Fundamentals of Mechanical Optimization
Mechanical optimization involves adjusting the design parameters of an aircraft component to enhance performance while minimizing weight. This process considers material properties, structural geometry, and load distribution. The goal is to find the best balance between strength, durability, and weight reduction.
Material Selection
Choosing the right materials is the first step in optimization. Advanced composites, titanium alloys, and aluminum-lithium alloys are popular choices due to their high strength-to-weight ratios. The selection depends on factors like load conditions, environmental exposure, and manufacturing capabilities.
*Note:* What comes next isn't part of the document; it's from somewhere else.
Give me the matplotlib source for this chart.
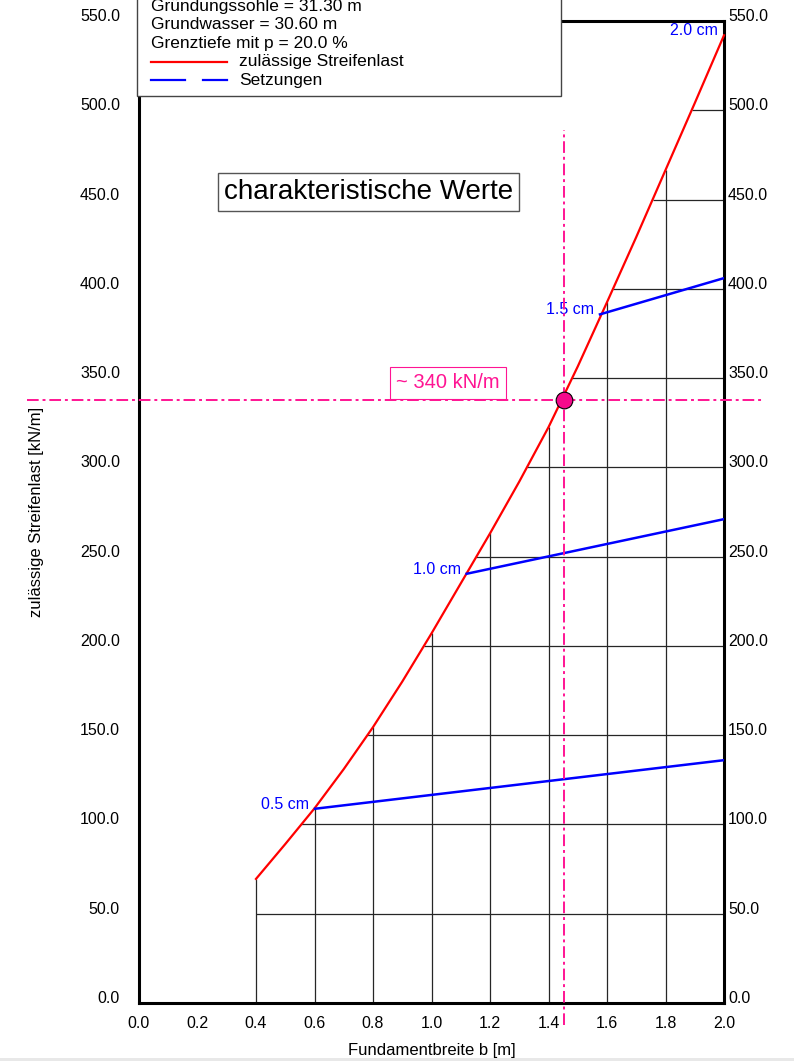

Structural Topology Optimization
This technique involves redistributing material within a given design space to maximize stiffness and strength while reducing weight. It often uses computational algorithms to identify the optimal material layout, leading to innovative structural forms that are both lightweight and strong.
Design Strategies for Lightweight Structures
Implementing effective design strategies is key to achieving lightweight aircraft structures. These include:
- Using load path optimization to minimize material use in non-critical areas.
- Incorporating hollow or ribbed sections to maintain strength while reducing weight.
- Applying topology optimization to refine structural layouts.
- Employing advanced manufacturing techniques like additive manufacturing for complex geometries.
Challenges and Future Directions
While mechanical optimization offers significant benefits, it also presents challenges such as manufacturing complexity, cost, and ensuring safety standards. Future advancements in materials science and computational methods promise to further enhance lightweight design capabilities, making aircraft even more efficient and sustainable.